§ **Work to complete**: In the entries, find all lines that hold the word "this" and copy them.

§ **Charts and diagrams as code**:
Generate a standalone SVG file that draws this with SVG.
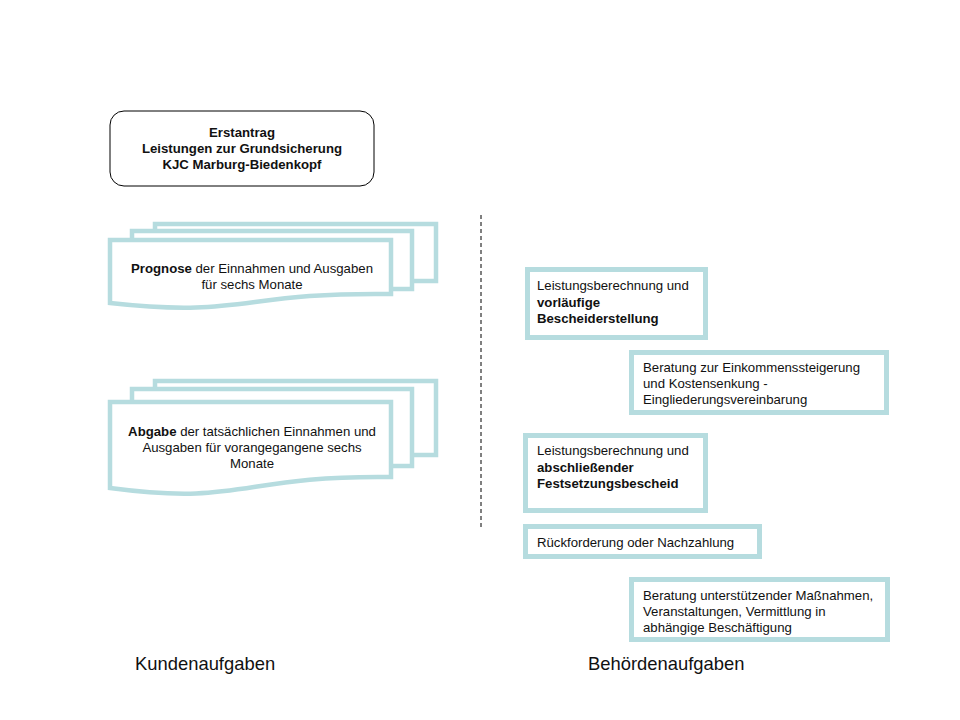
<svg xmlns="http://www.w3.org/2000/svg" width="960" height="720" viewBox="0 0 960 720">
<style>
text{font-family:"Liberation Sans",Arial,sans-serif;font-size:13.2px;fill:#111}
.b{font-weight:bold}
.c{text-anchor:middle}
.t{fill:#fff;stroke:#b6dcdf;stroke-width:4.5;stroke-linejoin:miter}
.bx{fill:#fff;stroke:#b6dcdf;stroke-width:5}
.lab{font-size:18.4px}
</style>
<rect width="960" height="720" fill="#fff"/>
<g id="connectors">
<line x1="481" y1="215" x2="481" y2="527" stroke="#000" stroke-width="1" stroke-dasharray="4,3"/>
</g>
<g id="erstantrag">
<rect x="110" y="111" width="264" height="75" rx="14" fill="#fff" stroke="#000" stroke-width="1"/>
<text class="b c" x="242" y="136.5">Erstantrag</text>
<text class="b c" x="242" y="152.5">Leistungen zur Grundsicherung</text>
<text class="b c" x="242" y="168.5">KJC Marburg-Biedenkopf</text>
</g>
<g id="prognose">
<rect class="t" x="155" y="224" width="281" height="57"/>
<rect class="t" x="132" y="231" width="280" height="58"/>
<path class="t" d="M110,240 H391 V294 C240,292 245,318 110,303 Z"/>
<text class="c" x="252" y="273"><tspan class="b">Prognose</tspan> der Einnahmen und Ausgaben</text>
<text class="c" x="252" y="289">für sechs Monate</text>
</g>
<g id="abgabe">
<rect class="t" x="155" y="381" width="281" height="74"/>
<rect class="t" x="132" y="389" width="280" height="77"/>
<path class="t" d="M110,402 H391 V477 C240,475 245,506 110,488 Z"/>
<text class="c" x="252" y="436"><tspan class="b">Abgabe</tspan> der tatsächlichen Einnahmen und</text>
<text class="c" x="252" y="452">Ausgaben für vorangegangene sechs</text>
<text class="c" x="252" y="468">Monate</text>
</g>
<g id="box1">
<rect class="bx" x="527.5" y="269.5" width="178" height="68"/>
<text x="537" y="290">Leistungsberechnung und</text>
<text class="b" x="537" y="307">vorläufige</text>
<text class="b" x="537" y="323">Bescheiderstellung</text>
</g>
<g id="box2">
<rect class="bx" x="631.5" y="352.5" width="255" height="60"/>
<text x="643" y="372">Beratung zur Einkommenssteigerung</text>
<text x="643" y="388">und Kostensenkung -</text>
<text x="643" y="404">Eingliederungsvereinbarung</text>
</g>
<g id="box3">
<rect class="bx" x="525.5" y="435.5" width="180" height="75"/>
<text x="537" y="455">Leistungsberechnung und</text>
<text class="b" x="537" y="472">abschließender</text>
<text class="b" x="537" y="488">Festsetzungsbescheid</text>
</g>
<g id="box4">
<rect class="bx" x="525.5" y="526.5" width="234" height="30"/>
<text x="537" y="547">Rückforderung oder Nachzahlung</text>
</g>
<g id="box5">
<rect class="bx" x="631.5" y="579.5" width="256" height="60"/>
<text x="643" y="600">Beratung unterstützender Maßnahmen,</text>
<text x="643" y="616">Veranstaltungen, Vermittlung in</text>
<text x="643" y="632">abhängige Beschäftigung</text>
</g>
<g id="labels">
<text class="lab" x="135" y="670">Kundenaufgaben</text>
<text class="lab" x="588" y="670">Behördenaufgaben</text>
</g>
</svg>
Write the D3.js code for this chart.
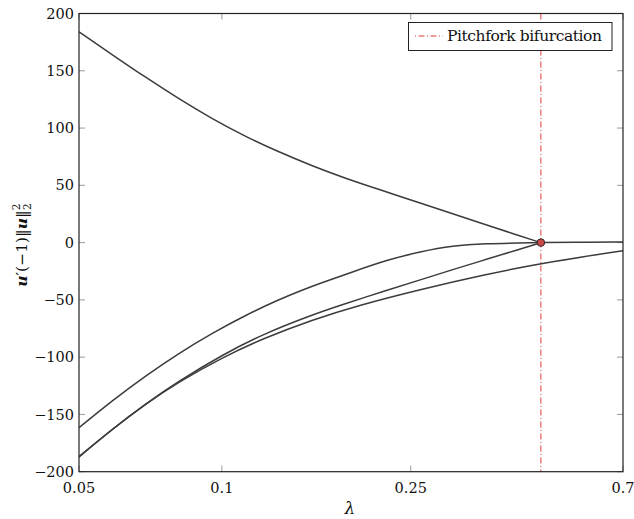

§ **Task response**:
Generate a standalone SVG file that draws this with SVG.
Write the D3.js code for this chart.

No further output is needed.